[Begin]

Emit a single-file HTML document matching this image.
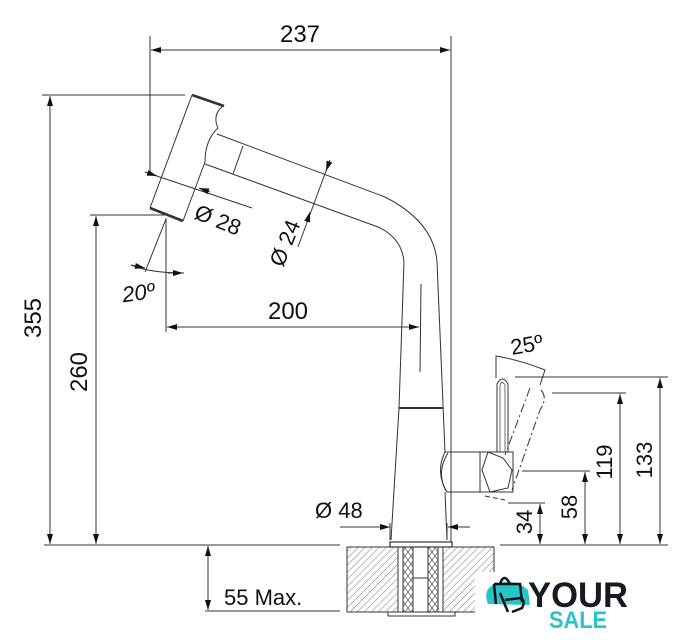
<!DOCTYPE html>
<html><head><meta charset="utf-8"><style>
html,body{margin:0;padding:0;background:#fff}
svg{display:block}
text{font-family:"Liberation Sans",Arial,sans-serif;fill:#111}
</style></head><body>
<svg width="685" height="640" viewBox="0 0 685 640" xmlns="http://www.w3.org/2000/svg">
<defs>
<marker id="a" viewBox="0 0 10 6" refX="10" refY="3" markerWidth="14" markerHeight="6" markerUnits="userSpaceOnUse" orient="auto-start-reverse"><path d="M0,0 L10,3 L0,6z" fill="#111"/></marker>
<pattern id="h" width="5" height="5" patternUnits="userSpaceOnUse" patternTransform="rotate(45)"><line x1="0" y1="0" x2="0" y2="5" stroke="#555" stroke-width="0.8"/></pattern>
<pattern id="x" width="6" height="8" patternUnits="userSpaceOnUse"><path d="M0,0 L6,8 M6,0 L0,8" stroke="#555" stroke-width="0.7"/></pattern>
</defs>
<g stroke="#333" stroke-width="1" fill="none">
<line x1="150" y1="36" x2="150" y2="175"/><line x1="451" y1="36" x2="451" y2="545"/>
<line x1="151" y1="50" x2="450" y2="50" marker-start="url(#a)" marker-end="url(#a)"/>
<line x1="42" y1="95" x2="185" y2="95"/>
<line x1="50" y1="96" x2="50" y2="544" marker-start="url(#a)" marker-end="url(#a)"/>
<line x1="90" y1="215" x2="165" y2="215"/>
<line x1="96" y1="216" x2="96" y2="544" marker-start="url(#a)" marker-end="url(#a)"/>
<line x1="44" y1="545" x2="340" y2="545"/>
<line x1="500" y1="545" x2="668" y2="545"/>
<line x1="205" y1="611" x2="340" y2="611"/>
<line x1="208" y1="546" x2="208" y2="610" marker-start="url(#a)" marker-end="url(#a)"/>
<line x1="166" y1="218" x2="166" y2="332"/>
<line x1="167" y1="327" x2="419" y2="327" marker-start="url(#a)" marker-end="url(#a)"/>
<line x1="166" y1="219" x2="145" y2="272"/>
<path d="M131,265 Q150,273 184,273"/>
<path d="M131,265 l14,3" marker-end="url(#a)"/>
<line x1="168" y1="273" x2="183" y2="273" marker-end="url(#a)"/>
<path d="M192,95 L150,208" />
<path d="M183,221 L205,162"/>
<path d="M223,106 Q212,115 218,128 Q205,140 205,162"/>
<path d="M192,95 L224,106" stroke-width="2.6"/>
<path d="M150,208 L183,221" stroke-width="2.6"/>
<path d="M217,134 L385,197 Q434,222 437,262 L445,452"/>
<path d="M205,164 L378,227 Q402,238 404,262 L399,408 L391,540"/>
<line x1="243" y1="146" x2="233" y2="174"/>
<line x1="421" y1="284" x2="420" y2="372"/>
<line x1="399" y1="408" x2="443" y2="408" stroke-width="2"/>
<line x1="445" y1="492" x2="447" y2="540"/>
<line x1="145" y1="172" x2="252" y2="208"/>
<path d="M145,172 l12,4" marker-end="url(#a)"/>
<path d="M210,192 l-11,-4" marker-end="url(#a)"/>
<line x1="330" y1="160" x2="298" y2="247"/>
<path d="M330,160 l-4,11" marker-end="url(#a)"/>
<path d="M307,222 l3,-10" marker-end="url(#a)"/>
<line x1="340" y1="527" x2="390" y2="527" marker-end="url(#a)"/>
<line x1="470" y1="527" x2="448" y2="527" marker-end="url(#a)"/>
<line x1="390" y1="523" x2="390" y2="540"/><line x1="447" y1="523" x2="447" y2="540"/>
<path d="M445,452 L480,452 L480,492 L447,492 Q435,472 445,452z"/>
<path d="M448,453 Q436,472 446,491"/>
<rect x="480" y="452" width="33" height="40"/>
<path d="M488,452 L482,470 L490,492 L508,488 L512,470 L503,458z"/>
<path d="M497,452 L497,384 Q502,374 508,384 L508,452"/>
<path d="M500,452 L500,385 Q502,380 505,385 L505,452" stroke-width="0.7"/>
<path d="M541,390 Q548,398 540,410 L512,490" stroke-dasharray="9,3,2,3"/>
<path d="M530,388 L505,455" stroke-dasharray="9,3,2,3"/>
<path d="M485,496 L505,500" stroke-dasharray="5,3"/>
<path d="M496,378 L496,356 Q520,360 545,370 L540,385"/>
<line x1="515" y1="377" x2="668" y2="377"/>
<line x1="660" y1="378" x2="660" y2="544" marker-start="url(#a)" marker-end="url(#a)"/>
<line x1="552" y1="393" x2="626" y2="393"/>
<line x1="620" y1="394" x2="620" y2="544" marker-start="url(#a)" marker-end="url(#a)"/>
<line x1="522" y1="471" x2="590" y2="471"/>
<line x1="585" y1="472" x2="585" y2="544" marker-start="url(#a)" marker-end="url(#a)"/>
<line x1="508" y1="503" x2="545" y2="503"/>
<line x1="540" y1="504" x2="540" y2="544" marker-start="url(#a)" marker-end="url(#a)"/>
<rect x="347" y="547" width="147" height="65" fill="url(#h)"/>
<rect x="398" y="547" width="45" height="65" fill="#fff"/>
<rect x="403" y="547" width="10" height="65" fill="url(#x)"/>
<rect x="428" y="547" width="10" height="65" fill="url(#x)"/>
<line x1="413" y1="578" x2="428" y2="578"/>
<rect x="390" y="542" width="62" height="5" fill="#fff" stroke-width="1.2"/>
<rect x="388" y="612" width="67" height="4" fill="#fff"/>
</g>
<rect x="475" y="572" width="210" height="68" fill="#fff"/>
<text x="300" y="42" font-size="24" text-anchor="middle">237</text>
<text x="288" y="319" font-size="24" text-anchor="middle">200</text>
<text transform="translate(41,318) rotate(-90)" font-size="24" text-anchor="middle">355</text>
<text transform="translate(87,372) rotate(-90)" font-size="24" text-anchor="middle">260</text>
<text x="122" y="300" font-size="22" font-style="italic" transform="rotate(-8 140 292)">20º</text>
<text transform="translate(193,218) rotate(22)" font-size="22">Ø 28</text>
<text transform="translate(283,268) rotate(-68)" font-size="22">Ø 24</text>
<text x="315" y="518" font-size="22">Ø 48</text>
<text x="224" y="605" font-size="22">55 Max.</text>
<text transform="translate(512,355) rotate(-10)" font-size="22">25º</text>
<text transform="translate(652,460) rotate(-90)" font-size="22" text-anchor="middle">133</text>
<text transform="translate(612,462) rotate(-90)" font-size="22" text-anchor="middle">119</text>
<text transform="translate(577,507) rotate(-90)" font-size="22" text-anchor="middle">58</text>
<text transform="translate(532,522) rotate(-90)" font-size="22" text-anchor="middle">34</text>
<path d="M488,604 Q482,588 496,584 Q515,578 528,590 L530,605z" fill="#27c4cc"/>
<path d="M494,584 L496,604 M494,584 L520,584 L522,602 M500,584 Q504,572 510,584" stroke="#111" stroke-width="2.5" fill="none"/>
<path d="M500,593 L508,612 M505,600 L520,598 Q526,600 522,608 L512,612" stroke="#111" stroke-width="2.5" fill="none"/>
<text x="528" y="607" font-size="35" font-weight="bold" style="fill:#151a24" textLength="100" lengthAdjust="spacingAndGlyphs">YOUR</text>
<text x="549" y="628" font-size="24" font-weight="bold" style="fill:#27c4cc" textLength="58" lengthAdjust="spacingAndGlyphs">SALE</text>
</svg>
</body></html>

[End]

→ The request:
Reproduce every line above as written, skipping pictures.

→ Answer for the task:
Emit a single-file HTML document matching this image.
<!DOCTYPE html>
<html><head><meta charset="utf-8"><style>
html,body{margin:0;padding:0;background:#fff}
svg{display:block}
text{font-family:"Liberation Sans",Arial,sans-serif;fill:#111}
</style></head><body>
<svg width="685" height="640" viewBox="0 0 685 640" xmlns="http://www.w3.org/2000/svg">
<defs>
<marker id="a" viewBox="0 0 10 6" refX="10" refY="3" markerWidth="14" markerHeight="6" markerUnits="userSpaceOnUse" orient="auto-start-reverse"><path d="M0,0 L10,3 L0,6z" fill="#111"/></marker>
<pattern id="h" width="5" height="5" patternUnits="userSpaceOnUse" patternTransform="rotate(45)"><line x1="0" y1="0" x2="0" y2="5" stroke="#555" stroke-width="0.8"/></pattern>
<pattern id="x" width="6" height="8" patternUnits="userSpaceOnUse"><path d="M0,0 L6,8 M6,0 L0,8" stroke="#555" stroke-width="0.7"/></pattern>
</defs>
<g stroke="#333" stroke-width="1" fill="none">
<line x1="150" y1="36" x2="150" y2="175"/><line x1="451" y1="36" x2="451" y2="545"/>
<line x1="151" y1="50" x2="450" y2="50" marker-start="url(#a)" marker-end="url(#a)"/>
<line x1="42" y1="95" x2="185" y2="95"/>
<line x1="50" y1="96" x2="50" y2="544" marker-start="url(#a)" marker-end="url(#a)"/>
<line x1="90" y1="215" x2="165" y2="215"/>
<line x1="96" y1="216" x2="96" y2="544" marker-start="url(#a)" marker-end="url(#a)"/>
<line x1="44" y1="545" x2="340" y2="545"/>
<line x1="500" y1="545" x2="668" y2="545"/>
<line x1="205" y1="611" x2="340" y2="611"/>
<line x1="208" y1="546" x2="208" y2="610" marker-start="url(#a)" marker-end="url(#a)"/>
<line x1="166" y1="218" x2="166" y2="332"/>
<line x1="167" y1="327" x2="419" y2="327" marker-start="url(#a)" marker-end="url(#a)"/>
<line x1="166" y1="219" x2="145" y2="272"/>
<path d="M131,265 Q150,273 184,273"/>
<path d="M131,265 l14,3" marker-end="url(#a)"/>
<line x1="168" y1="273" x2="183" y2="273" marker-end="url(#a)"/>
<path d="M192,95 L150,208" />
<path d="M183,221 L205,162"/>
<path d="M223,106 Q212,115 218,128 Q205,140 205,162"/>
<path d="M192,95 L224,106" stroke-width="2.6"/>
<path d="M150,208 L183,221" stroke-width="2.6"/>
<path d="M217,134 L385,197 Q434,222 437,262 L445,452"/>
<path d="M205,164 L378,227 Q402,238 404,262 L399,408 L391,540"/>
<line x1="243" y1="146" x2="233" y2="174"/>
<line x1="421" y1="284" x2="420" y2="372"/>
<line x1="399" y1="408" x2="443" y2="408" stroke-width="2"/>
<line x1="445" y1="492" x2="447" y2="540"/>
<line x1="145" y1="172" x2="252" y2="208"/>
<path d="M145,172 l12,4" marker-end="url(#a)"/>
<path d="M210,192 l-11,-4" marker-end="url(#a)"/>
<line x1="330" y1="160" x2="298" y2="247"/>
<path d="M330,160 l-4,11" marker-end="url(#a)"/>
<path d="M307,222 l3,-10" marker-end="url(#a)"/>
<line x1="340" y1="527" x2="390" y2="527" marker-end="url(#a)"/>
<line x1="470" y1="527" x2="448" y2="527" marker-end="url(#a)"/>
<line x1="390" y1="523" x2="390" y2="540"/><line x1="447" y1="523" x2="447" y2="540"/>
<path d="M445,452 L480,452 L480,492 L447,492 Q435,472 445,452z"/>
<path d="M448,453 Q436,472 446,491"/>
<rect x="480" y="452" width="33" height="40"/>
<path d="M488,452 L482,470 L490,492 L508,488 L512,470 L503,458z"/>
<path d="M497,452 L497,384 Q502,374 508,384 L508,452"/>
<path d="M500,452 L500,385 Q502,380 505,385 L505,452" stroke-width="0.7"/>
<path d="M541,390 Q548,398 540,410 L512,490" stroke-dasharray="9,3,2,3"/>
<path d="M530,388 L505,455" stroke-dasharray="9,3,2,3"/>
<path d="M485,496 L505,500" stroke-dasharray="5,3"/>
<path d="M496,378 L496,356 Q520,360 545,370 L540,385"/>
<line x1="515" y1="377" x2="668" y2="377"/>
<line x1="660" y1="378" x2="660" y2="544" marker-start="url(#a)" marker-end="url(#a)"/>
<line x1="552" y1="393" x2="626" y2="393"/>
<line x1="620" y1="394" x2="620" y2="544" marker-start="url(#a)" marker-end="url(#a)"/>
<line x1="522" y1="471" x2="590" y2="471"/>
<line x1="585" y1="472" x2="585" y2="544" marker-start="url(#a)" marker-end="url(#a)"/>
<line x1="508" y1="503" x2="545" y2="503"/>
<line x1="540" y1="504" x2="540" y2="544" marker-start="url(#a)" marker-end="url(#a)"/>
<rect x="347" y="547" width="147" height="65" fill="url(#h)"/>
<rect x="398" y="547" width="45" height="65" fill="#fff"/>
<rect x="403" y="547" width="10" height="65" fill="url(#x)"/>
<rect x="428" y="547" width="10" height="65" fill="url(#x)"/>
<line x1="413" y1="578" x2="428" y2="578"/>
<rect x="390" y="542" width="62" height="5" fill="#fff" stroke-width="1.2"/>
<rect x="388" y="612" width="67" height="4" fill="#fff"/>
</g>
<rect x="475" y="572" width="210" height="68" fill="#fff"/>
<text x="300" y="42" font-size="24" text-anchor="middle">237</text>
<text x="288" y="319" font-size="24" text-anchor="middle">200</text>
<text transform="translate(41,318) rotate(-90)" font-size="24" text-anchor="middle">355</text>
<text transform="translate(87,372) rotate(-90)" font-size="24" text-anchor="middle">260</text>
<text x="122" y="300" font-size="22" font-style="italic" transform="rotate(-8 140 292)">20º</text>
<text transform="translate(193,218) rotate(22)" font-size="22">Ø 28</text>
<text transform="translate(283,268) rotate(-68)" font-size="22">Ø 24</text>
<text x="315" y="518" font-size="22">Ø 48</text>
<text x="224" y="605" font-size="22">55 Max.</text>
<text transform="translate(512,355) rotate(-10)" font-size="22">25º</text>
<text transform="translate(652,460) rotate(-90)" font-size="22" text-anchor="middle">133</text>
<text transform="translate(612,462) rotate(-90)" font-size="22" text-anchor="middle">119</text>
<text transform="translate(577,507) rotate(-90)" font-size="22" text-anchor="middle">58</text>
<text transform="translate(532,522) rotate(-90)" font-size="22" text-anchor="middle">34</text>
<path d="M488,604 Q482,588 496,584 Q515,578 528,590 L530,605z" fill="#27c4cc"/>
<path d="M494,584 L496,604 M494,584 L520,584 L522,602 M500,584 Q504,572 510,584" stroke="#111" stroke-width="2.5" fill="none"/>
<path d="M500,593 L508,612 M505,600 L520,598 Q526,600 522,608 L512,612" stroke="#111" stroke-width="2.5" fill="none"/>
<text x="528" y="607" font-size="35" font-weight="bold" style="fill:#151a24" textLength="100" lengthAdjust="spacingAndGlyphs">YOUR</text>
<text x="549" y="628" font-size="24" font-weight="bold" style="fill:#27c4cc" textLength="58" lengthAdjust="spacingAndGlyphs">SALE</text>
</svg>
</body></html>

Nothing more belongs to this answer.